Can Chaos Monkey help build more resilient software defined networks?
But a new resiliency tool has come onto the scene. Developed by the team at Netflix, Chaos Monkey, whose code (which is appropriately housed under the wider Simian Army banner) is now available under an Apache License on GitHub, may change how people think about fault testing in SDN environments. For those unfamiliar with the tool, the Netflix blog says, "Chaos Monkey is a service which runs in the Amazon Web Services (AWS) that seeks out Auto Scaling Groups (ASGs) and terminates instances (virtual machines) per group." In simplistic terms, this Monkey descends on a software-driven network, finds weaknesses and exploits them. Those failures can then be examined and rectified, resulting in a more resilient system.
For companies such as Netflix, with its enormous—and enormously scalable—infrastructure, it would be nearly impossible to do fault testing solely using legacy methods. Mathews said these large web properties have, out of necessity, come up with creative new ways to accomplish tasks that have proven unwieldy in a dynamic environment like cloud infrastructure. In addition, he said that by forcing hard failures, companies may uncover information that's more useful in building stronger networks than the data standard QA approaches typically provide. "What's easy to do is to recover from a failure you can see very clearly," he explained. "What's hard to do is recover from failures that you can't find or you can't figure out."

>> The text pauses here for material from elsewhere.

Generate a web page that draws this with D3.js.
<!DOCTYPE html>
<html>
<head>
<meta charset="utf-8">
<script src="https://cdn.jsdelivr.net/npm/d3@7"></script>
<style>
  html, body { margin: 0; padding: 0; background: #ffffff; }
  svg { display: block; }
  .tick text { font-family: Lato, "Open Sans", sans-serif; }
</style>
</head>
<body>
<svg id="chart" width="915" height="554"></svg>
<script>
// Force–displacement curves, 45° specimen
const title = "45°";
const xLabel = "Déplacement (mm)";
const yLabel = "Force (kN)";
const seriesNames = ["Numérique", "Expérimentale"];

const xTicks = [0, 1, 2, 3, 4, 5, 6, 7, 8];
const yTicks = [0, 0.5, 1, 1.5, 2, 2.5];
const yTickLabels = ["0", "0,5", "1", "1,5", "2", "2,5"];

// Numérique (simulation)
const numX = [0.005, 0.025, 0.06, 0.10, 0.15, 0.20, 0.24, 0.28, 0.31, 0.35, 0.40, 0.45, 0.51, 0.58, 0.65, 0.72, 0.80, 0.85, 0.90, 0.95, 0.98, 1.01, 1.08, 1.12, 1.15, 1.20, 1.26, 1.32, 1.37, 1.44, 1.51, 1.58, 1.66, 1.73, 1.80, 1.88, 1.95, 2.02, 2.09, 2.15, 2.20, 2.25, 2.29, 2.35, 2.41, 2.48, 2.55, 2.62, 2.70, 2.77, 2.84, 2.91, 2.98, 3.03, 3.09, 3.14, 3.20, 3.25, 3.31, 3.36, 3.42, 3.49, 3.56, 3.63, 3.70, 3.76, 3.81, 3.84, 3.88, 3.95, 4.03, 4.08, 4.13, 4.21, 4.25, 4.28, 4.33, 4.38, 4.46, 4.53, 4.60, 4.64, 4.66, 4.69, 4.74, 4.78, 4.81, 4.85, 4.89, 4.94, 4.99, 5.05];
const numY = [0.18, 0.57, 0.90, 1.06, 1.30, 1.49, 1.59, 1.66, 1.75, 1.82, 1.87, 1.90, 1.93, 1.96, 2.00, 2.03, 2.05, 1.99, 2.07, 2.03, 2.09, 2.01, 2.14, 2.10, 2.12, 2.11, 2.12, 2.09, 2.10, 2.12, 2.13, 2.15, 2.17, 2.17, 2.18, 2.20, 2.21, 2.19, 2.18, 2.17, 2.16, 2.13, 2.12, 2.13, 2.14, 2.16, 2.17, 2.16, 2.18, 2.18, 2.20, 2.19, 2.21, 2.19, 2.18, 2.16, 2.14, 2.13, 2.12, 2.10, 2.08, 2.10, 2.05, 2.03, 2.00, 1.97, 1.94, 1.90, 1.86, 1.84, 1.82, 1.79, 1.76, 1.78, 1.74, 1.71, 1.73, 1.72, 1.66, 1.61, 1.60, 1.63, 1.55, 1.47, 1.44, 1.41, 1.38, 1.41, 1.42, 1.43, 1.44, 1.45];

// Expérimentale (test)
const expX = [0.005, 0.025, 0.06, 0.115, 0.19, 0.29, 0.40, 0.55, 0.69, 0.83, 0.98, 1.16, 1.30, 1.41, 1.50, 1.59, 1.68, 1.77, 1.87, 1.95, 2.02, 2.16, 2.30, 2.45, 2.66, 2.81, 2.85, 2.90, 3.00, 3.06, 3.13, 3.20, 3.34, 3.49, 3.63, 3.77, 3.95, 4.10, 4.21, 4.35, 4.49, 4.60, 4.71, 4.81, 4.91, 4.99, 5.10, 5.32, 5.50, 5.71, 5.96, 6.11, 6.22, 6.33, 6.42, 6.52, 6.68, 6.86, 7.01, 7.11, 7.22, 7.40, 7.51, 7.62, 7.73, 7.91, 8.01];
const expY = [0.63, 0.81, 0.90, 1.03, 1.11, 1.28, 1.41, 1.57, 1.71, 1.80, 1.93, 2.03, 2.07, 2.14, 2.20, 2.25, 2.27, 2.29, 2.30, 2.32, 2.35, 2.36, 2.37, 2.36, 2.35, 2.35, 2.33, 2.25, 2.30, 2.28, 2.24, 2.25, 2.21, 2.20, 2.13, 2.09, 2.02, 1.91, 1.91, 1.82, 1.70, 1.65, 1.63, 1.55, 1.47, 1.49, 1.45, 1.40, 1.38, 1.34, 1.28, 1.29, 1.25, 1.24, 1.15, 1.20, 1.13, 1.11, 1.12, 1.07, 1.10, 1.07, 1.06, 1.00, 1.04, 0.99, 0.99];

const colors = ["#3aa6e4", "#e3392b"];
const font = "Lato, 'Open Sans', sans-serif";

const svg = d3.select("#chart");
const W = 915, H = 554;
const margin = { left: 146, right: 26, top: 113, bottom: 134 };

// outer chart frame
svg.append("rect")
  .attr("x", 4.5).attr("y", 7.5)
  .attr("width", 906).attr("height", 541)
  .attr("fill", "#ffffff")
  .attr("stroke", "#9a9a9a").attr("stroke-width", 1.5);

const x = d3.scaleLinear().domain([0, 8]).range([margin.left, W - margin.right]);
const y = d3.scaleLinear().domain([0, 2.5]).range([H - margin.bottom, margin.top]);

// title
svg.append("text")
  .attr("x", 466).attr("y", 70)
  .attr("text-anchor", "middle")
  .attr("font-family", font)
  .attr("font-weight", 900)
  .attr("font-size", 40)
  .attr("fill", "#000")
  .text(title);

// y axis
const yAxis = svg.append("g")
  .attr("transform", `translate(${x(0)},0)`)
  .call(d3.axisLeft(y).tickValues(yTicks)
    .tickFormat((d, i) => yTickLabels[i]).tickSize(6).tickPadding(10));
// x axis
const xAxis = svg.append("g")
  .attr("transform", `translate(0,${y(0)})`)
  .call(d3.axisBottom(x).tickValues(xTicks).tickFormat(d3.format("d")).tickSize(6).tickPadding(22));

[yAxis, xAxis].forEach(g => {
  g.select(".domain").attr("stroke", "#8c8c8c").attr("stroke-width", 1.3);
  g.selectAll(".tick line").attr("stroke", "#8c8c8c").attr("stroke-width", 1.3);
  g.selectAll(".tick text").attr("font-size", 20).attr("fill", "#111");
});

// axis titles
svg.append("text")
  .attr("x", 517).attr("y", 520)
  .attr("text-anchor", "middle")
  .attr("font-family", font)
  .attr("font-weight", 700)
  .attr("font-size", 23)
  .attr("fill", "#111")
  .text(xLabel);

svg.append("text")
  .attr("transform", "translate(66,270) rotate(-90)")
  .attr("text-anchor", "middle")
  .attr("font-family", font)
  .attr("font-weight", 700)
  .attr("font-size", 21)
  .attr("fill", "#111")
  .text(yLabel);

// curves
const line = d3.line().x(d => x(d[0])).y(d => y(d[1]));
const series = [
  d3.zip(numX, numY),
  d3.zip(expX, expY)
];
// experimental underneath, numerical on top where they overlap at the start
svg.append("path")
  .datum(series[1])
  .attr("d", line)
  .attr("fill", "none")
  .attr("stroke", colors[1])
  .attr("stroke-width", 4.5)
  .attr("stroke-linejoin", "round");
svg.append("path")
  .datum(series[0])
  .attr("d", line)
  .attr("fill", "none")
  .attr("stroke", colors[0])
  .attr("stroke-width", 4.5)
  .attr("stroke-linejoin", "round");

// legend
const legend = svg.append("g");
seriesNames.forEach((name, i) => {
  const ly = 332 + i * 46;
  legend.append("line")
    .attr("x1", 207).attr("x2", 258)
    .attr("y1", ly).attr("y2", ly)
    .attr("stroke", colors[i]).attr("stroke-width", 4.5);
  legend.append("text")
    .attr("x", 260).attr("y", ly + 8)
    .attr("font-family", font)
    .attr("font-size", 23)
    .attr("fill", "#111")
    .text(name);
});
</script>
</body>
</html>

But while Crosby said Chaos Monkey has undoubtedly helped Netflix do amazing things, he doesn't believe tools like it should be viewed as the end-all, be-all of fault testing. He describes them as "point-in-time" solutions and says that simulating random failures doesn't go far enough in making systems more resilient. "The problem with the Chaos Monkey approach is, what if Chaos Monkey didn't generate the particular problem that's actually going to happen?" he asked. "You can't rely on it as a way of checking that everything is going to work." The randomness of a tool like Chaos Monkey can be a benefit, but, as Crosby said, that randomness can miss potentially network-disabling bugs.
Programmability and automation in SDN fault testing
Rather than seeing SDN as an environment that makes glitches harder to find and fix, Rob Sherwood, CTO of controller technologies at Big Switch Networks, thinks the opposite is true. "There's actually more potential to help people debug these networks, simply because a lot of things are automated, there's a lot more programmability and there are more customizable ways of hooking into the system." Looking at SDN from that perspective, fault testing gets easier—not harder—when compared with legacy networks. Bugs may be hiding in all sorts of new and exotic places, but systematically rooting them out and dealing with them isn't impossible.
Automation is something Mathews said his team leverages heavily. "We have a framework that allows us to, very quickly, write scripts and things that actually exercise the products completely, 100 percent, without manual intervention." They've written simulator products for their hardware, reducing the need to invest in a lot of test gear. Even the potential for random faults has been built into an overall fault testing structure, Mathews said. "Rather than having a set number of use cases that we test and certify and say, 'This is the only way to use it,' we run the automation on the basic stuff," he explained. Then the team applies random testing to various use cases "just to exercise different parts of the system and see where we see things we might not expect."
For companies to truly take advantage of cloud technologies, developers need to know they can reliably manage SDN (and cloud-based infrastructures in general) and conduct robust—and ultimately useful—fault testing. "We have to be able to have a more methodological approach, whereby somebody developing an application can have a reasonable idea that the thing works without firing up some piece of random infrastructure to try and break it," Crosby said. Better design is what he'd prefer to see, with a structured fault testing methodology at its core. "Otherwise, the only way you can actually build and operate a large-scale cloud application is to throw huge bunches of humans at it who actually understand how the cloud is built, and who can go and figure out these problems in real time." And that, he said, just isn't going to fly.
Perhaps a structured methodology, coupled with the random nature of a Chaos Monkey-like tool, is a better answer than either approach used on its own. Sherwood said the two strategies play into the inverse pyramid of bugs detected by conventional software testing, where the person who wrote the code writes a test and catches the first batch of bugs. "Then a second guy, who didn't write the code, writes a test and catches more bugs," he explained. A tool like Chaos Monkey is employed to close out the process. "It catches bugs that nobody else wrote, but at the end of the day it's the long tail of bugs that get caught." For companies with little tolerance for network failures, a combination of these tools may give the best results.